--- Start of PROVIDED DATA ---

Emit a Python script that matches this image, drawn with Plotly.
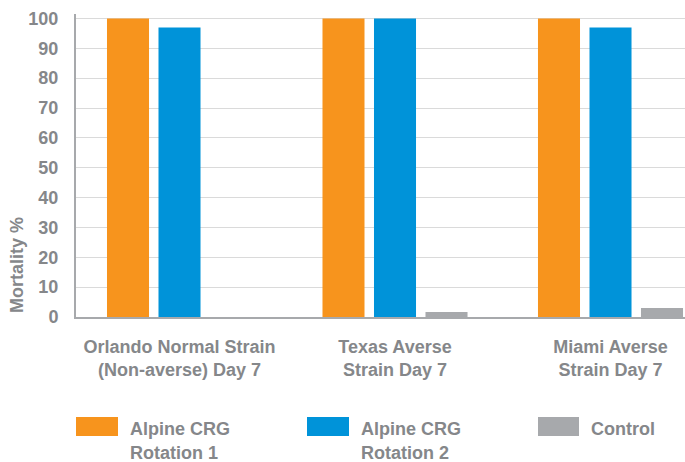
import plotly.graph_objects as go

categories = ["Orlando Normal Strain<br>(Non-averse) Day 7",
              "Texas Averse<br>Strain Day 7",
              "Miami Averse<br>Strain Day 7"]
series_names = ["Alpine CRG Rotation 1", "Alpine CRG Rotation 2", "Control"]
rotation1 = [100, 100, 100]
rotation2 = [97, 100, 97]
control = [0, 1.7, 3]
y_ticks = [0, 10, 20, 30, 40, 50, 60, 70, 80, 90, 100]

colors = ["#F7941D", "#0093D9", "#A7A9AC"]
text_color = "#85878A"
FONT = "Liberation Sans, Arial, sans-serif"

fig = go.Figure()
for name, vals, col in zip(series_names, [rotation1, rotation2, control], colors):
    fig.add_trace(go.Bar(x=categories, y=vals, name=name, marker_color=col,
                         marker_line_width=0, showlegend=False, hoverinfo="skip"))

fig.update_layout(
    width=685, height=462,
    margin=dict(l=76, r=0, t=14, b=145),
    plot_bgcolor="white", paper_bgcolor="white",
    barmode="group", bargap=0.283, bargroupgap=0.184,
    font=dict(family=FONT, size=18, color=text_color),
    xaxis=dict(range=[-0.4803, 2.3457], showgrid=False, showline=True,
               linecolor="#A7A9AC", linewidth=2, ticks="",
               tickfont=dict(family=FONT, size=18, color=text_color, weight="bold"),
               ticklabelstandoff=12),
    yaxis=dict(range=[0, 101.5], tickvals=y_ticks, showgrid=True,
               gridcolor="#DADADA", gridwidth=1, showline=True,
               linecolor="#A7A9AC", linewidth=2, ticks="", zeroline=False,
               tickfont=dict(family=FONT, size=18, color=text_color, weight="bold"),
               ticklabelstandoff=12),
)

# y-axis title placed low as in the reference
fig.add_annotation(text="Mortality %", xref="paper", yref="paper",
                   x=-0.0969, y=0.1716, textangle=-90, showarrow=False,
                   font=dict(family=FONT, size=18, color=text_color, weight="bold"),
                   xanchor="center", yanchor="middle")

# custom legend (large swatches)
legend_items = [
    (76, 118, ["Alpine CRG", "Rotation 1"]),
    (307, 349, ["Alpine CRG", "Rotation 2"]),
    (538, 579, ["Control"]),
]
pl, pt, pw, ph = 76, 14, 609, 303
def px2x(px):
    return (px - pl) / pw
def py2y(py):
    return (pt + ph - py) / ph

for (x0, x1, lines), col in zip(legend_items, colors):
    fig.add_shape(type="rect", xref="paper", yref="paper",
                  x0=px2x(x0), x1=px2x(x1), y0=py2y(436), y1=py2y(417),
                  fillcolor=col, line_width=0)
    for i, ln in enumerate(lines):
        fig.add_annotation(text=ln, xref="paper", yref="paper",
                           x=px2x(x1 + 10), y=py2y(429 + 24 * i),
                           xanchor="left", yanchor="middle", showarrow=False,
                           font=dict(family=FONT, size=18, color=text_color, weight="bold"))

fig.write_html("out.html", config={"displayModeBar": False},
               post_script="document.body.style.margin='0';document.body.style.overflow='hidden';")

--- End of PROVIDED DATA ---

=== DESCRIPTION OF THE TASK ===
Reproduce every line exactly and omit all pictures.

=== IN RESPONSE ===
Emit a Python script that matches this image, drawn with Plotly.
import plotly.graph_objects as go

categories = ["Orlando Normal Strain<br>(Non-averse) Day 7",
              "Texas Averse<br>Strain Day 7",
              "Miami Averse<br>Strain Day 7"]
series_names = ["Alpine CRG Rotation 1", "Alpine CRG Rotation 2", "Control"]
rotation1 = [100, 100, 100]
rotation2 = [97, 100, 97]
control = [0, 1.7, 3]
y_ticks = [0, 10, 20, 30, 40, 50, 60, 70, 80, 90, 100]

colors = ["#F7941D", "#0093D9", "#A7A9AC"]
text_color = "#85878A"
FONT = "Liberation Sans, Arial, sans-serif"

fig = go.Figure()
for name, vals, col in zip(series_names, [rotation1, rotation2, control], colors):
    fig.add_trace(go.Bar(x=categories, y=vals, name=name, marker_color=col,
                         marker_line_width=0, showlegend=False, hoverinfo="skip"))

fig.update_layout(
    width=685, height=462,
    margin=dict(l=76, r=0, t=14, b=145),
    plot_bgcolor="white", paper_bgcolor="white",
    barmode="group", bargap=0.283, bargroupgap=0.184,
    font=dict(family=FONT, size=18, color=text_color),
    xaxis=dict(range=[-0.4803, 2.3457], showgrid=False, showline=True,
               linecolor="#A7A9AC", linewidth=2, ticks="",
               tickfont=dict(family=FONT, size=18, color=text_color, weight="bold"),
               ticklabelstandoff=12),
    yaxis=dict(range=[0, 101.5], tickvals=y_ticks, showgrid=True,
               gridcolor="#DADADA", gridwidth=1, showline=True,
               linecolor="#A7A9AC", linewidth=2, ticks="", zeroline=False,
               tickfont=dict(family=FONT, size=18, color=text_color, weight="bold"),
               ticklabelstandoff=12),
)

# y-axis title placed low as in the reference
fig.add_annotation(text="Mortality %", xref="paper", yref="paper",
                   x=-0.0969, y=0.1716, textangle=-90, showarrow=False,
                   font=dict(family=FONT, size=18, color=text_color, weight="bold"),
                   xanchor="center", yanchor="middle")

# custom legend (large swatches)
legend_items = [
    (76, 118, ["Alpine CRG", "Rotation 1"]),
    (307, 349, ["Alpine CRG", "Rotation 2"]),
    (538, 579, ["Control"]),
]
pl, pt, pw, ph = 76, 14, 609, 303
def px2x(px):
    return (px - pl) / pw
def py2y(py):
    return (pt + ph - py) / ph

for (x0, x1, lines), col in zip(legend_items, colors):
    fig.add_shape(type="rect", xref="paper", yref="paper",
                  x0=px2x(x0), x1=px2x(x1), y0=py2y(436), y1=py2y(417),
                  fillcolor=col, line_width=0)
    for i, ln in enumerate(lines):
        fig.add_annotation(text=ln, xref="paper", yref="paper",
                           x=px2x(x1 + 10), y=py2y(429 + 24 * i),
                           xanchor="left", yanchor="middle", showarrow=False,
                           font=dict(family=FONT, size=18, color=text_color, weight="bold"))

fig.write_html("out.html", config={"displayModeBar": False},
               post_script="document.body.style.margin='0';document.body.style.overflow='hidden';")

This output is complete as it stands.